A mural of children happily swinging in a yard is painted on the side of the brick building that houses the Great Harvest Bread Co. Like a dope, I wondered what could be making these children look so vibrant and at peace (assuming first that painted children had emotions, and second that it had nothing to do with the boldly colored play field in their frozen utopia). The answer, I deduced, had to be the smell of the bread from Great Harvest—a warm, wheaty scent that makes you stand still in the doorway and take a deep, nostril-filling breath (again, like a total dope).
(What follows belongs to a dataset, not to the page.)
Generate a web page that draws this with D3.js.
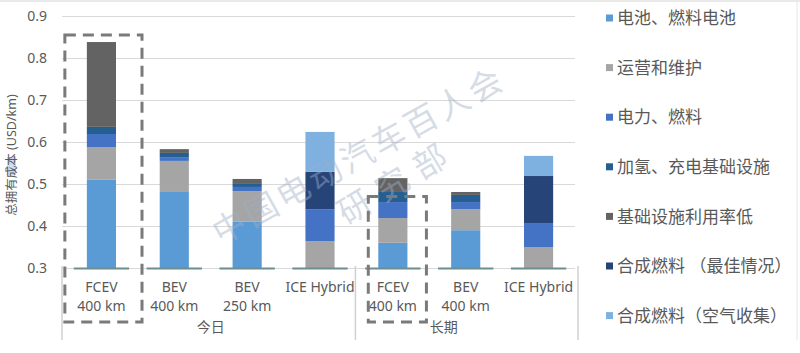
<!DOCTYPE html>
<html>
<head>
<meta charset="utf-8">
<script src="https://cdn.jsdelivr.net/npm/d3@7"></script>
<style>
  body { margin: 0; background: #fff; }
  text { font-family: "Noto Sans", "Noto Sans CJK SC", sans-serif; fill: #595959; }
</style>
</head>
<body>
<svg id="chart" width="800" height="353"></svg>
<script>
// categories, two label lines each
var categories = ["FCEV|400 km", "BEV|400 km", "BEV|250 km", "ICE Hybrid", "FCEV |400 km", "BEV |400 km", "ICE Hybrid "];
var groups = [
  { label: "今日", from: 0, to: 4 },
  { label: "长期", from: 4, to: 7 }
];
var seriesKeys = ["电池、燃料电池", "运营和维护", "电力、燃料", "加氢、充电基础设施", "基础设施利用率低", "合成燃料 （最佳情况）", "合成燃料（空气收集）"];
var seriesColors = ["#5b9bd5", "#a5a5a5", "#4472c4", "#255e91", "#636363", "#264478", "#7eb1e0"];

// segment sizes (USD/km) per category, in series order
var battery   = [0.510, 0.481, 0.410, 0.000, 0.360, 0.390, 0.000];
var operation = [0.078, 0.074, 0.073, 0.364, 0.059, 0.050, 0.350];
var energy    = [0.031, 0.009, 0.010, 0.076, 0.038, 0.017, 0.057];
var infra     = [0.017, 0.010, 0.009, 0.000, 0.024, 0.017, 0.000];
var underUse  = [0.202, 0.009, 0.010, 0.000, 0.033, 0.007, 0.000];
var synBest   = [0.000, 0.000, 0.000, 0.089, 0.000, 0.000, 0.112];
var synAir    = [0.000, 0.000, 0.000, 0.095, 0.000, 0.000, 0.048];

var yTicks = [0.3, 0.4, 0.5, 0.6, 0.7, 0.8, 0.9];
var boxedCats = [0, 4]; // dashed highlight boxes

var seriesValues = [battery, operation, energy, infra, underUse, synBest, synAir];
var table = categories.map(function(c, i) {
  var row = { cat: c };
  seriesKeys.forEach(function(k, j) { row[k] = seriesValues[j][i]; });
  return row;
});

var svg = d3.select("#chart");

var x = d3.scaleBand().domain(categories).range([65, 575]).paddingInner(0.6).paddingOuter(0.3);
var y = d3.scaleLinear().domain([0.3, 0.9]).range([268, 16]).clamp(true);
var color = d3.scaleOrdinal().domain(seriesKeys).range(seriesColors);

// frame lines of the screenshot
svg.append("line").attr("x1", 0).attr("x2", 800).attr("y1", 1).attr("y2", 1).attr("stroke", "#d4d4d4");
svg.append("line").attr("x1", 797).attr("x2", 797).attr("y1", 0).attr("y2", 340).attr("stroke", "#e6e6e6");

// grid
var grid = d3.axisLeft(y).tickValues(yTicks).tickSize(-(575 - 62)).tickFormat("");
svg.append("g").attr("transform", "translate(62,0)").call(grid)
  .call(function(g) {
    g.select(".domain").remove();
    g.selectAll(".tick line").attr("stroke", "#d9d9d9");
  });

// y tick labels
var yAxis = d3.axisLeft(y).tickValues(yTicks).tickSize(0).tickPadding(15).tickFormat(d3.format(".1f"));
svg.append("g").attr("transform", "translate(62,0)").call(yAxis)
  .call(function(g) {
    g.select(".domain").remove();
    g.selectAll("text").attr("font-size", 14).style("fill", "#595959")
      .attr("font-family", "'Noto Sans', sans-serif");
  });

// y title (with the highlighted "成本" of the screenshot)
svg.append("rect").attr("x", 7).attr("y", 157).attr("width", 9).attr("height", 18).attr("fill", "#cde0f2");
svg.append("text")
  .attr("transform", "translate(16,155) rotate(-90)")
  .attr("text-anchor", "middle")
  .attr("font-size", 12.5)
  .text("总拥有成本 (USD/km)");

// bars
var stacked = d3.stack().keys(seriesKeys)(table);
svg.append("g").selectAll("g").data(stacked).join("g")
  .attr("fill", function(d) { return color(d.key); })
  .selectAll("rect").data(function(d) { return d; }).join("rect")
  .attr("x", function(d) { return x(d.data.cat); })
  .attr("width", x.bandwidth())
  .attr("y", function(d) { return y(d[1]); })
  .attr("height", function(d) { return y(d[0]) - y(d[1]); });

// axis segments under each category
svg.append("g").selectAll("line").data(categories).join("line")
  .attr("x1", function(d) { return x(d) + x.bandwidth() / 2 - x.step() * 0.38; })
  .attr("x2", function(d) { return x(d) + x.bandwidth() / 2 + x.step() * 0.38; })
  .attr("y1", 268.5).attr("y2", 268.5)
  .attr("stroke", "#6b8f8f").attr("stroke-width", 2);

// group separators
var sepX = [62, 65 + x.step() * 4 - 1, 578];
svg.append("g").selectAll("line").data(sepX).join("line")
  .attr("x1", function(d) { return d; }).attr("x2", function(d) { return d; })
  .attr("y1", 266).attr("y2", 340)
  .attr("stroke", "#d0d0d0").attr("stroke-width", 1.5);

// category labels
var catG = svg.append("g").selectAll("text").data(categories).join("text")
  .attr("text-anchor", "middle")
  .attr("font-size", 14)
  .attr("x", function(d) { return x(d) + x.bandwidth() / 2; })
  .attr("y", 292);
catG.selectAll("tspan").data(function(d) { return d.trim().split("|"); }).join("tspan")
  .attr("x", function() { var p = d3.select(this.parentNode).datum(); return x(p) + x.bandwidth() / 2; })
  .attr("dy", function(d, i) { return i === 0 ? 0 : 19; })
  .text(function(d) { return d.trim(); });

// group labels
svg.append("g").selectAll("text").data(groups).join("text")
  .attr("text-anchor", "middle")
  .attr("font-size", 14)
  .attr("x", function(d, i) {
    var a = x(categories[d.from]), b = x(categories[d.to - 1]) + x.bandwidth();
    return (a + b) / 2 + (i === 0 ? 0 : -22);
  })
  .attr("y", 332)
  .text(function(d) { return d.label; });

// watermark, over the bars
var wm = svg.append("g").style("pointer-events", "none");
wm.append("text")
  .attr("transform", "translate(230,227) rotate(-29)")
  .attr("x", -17).attr("dy", "0.35em")
  .attr("font-size", 33).attr("letter-spacing", 3.5)
  .style("fill", "rgba(160,175,200,0.45)")
  .text("中国电动汽车百人会");
wm.append("text")
  .attr("transform", "translate(355,207) rotate(-31)")
  .attr("x", -17).attr("dy", "0.35em")
  .attr("font-size", 33).attr("letter-spacing", 11)
  .style("fill", "rgba(160,175,200,0.45)")
  .text("研究部");

// dashed highlight boxes
svg.append("g").selectAll("rect").data(boxedCats).join("rect")
  .attr("x", function(i) { return x(categories[i]) - (i === 0 ? 22 : 10); })
  .attr("width", function(i) { return x.bandwidth() + (i === 0 ? 48 : 29); })
  .attr("y", function(i) { return i === 0 ? y(0.855) : y(0.47); })
  .attr("height", function(i) { return 322 - (i === 0 ? y(0.855) : y(0.47)); })
  .attr("fill", "none")
  .attr("stroke", "#7a7a7a").attr("stroke-width", 3)
  .attr("stroke-dasharray", "11,7");

// legend
var legend = svg.append("g").attr("transform", "translate(606,18)")
  .selectAll("g").data(seriesKeys).join("g")
  .attr("transform", function(d, i) { return "translate(0," + (i * 49.6) + ")"; });
legend.append("rect").attr("x", 0).attr("y", -3.5).attr("width", 7).attr("height", 7)
  .attr("fill", function(d) { return color(d); });
legend.append("text").attr("x", 11).attr("dy", "0.36em")
  .attr("font-size", 17)
  .text(function(d) { return d; });
</script>
</body>
</html>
If the refreshing fumes can't manipulate your smile, then maybe the enormous size of Great Harvest's orange retro bread oven can; it could easily shelter a pair of elephants. The rotating racks in the oven are responsible for the daily changing menu of fresh baked bread, which ranges from basic white and honey wheat to rustic olive ($7.15) and lo-carb Dakota ($5). Free single-slice samples await you at the green-painted wood counter, which is a good way to choose which bread to get as the bookends for made-to-order sandwiches served Monday-Saturday ($5.85).
Other baked goods include scones, cinnamon rolls ($2) and basketball-sized chocolate babka ($9), while metal racks that line the cafe offer seasoned olive oils, jams, cookie and granola mix, and a Great Harvest Bread Lovers cookbook ($12).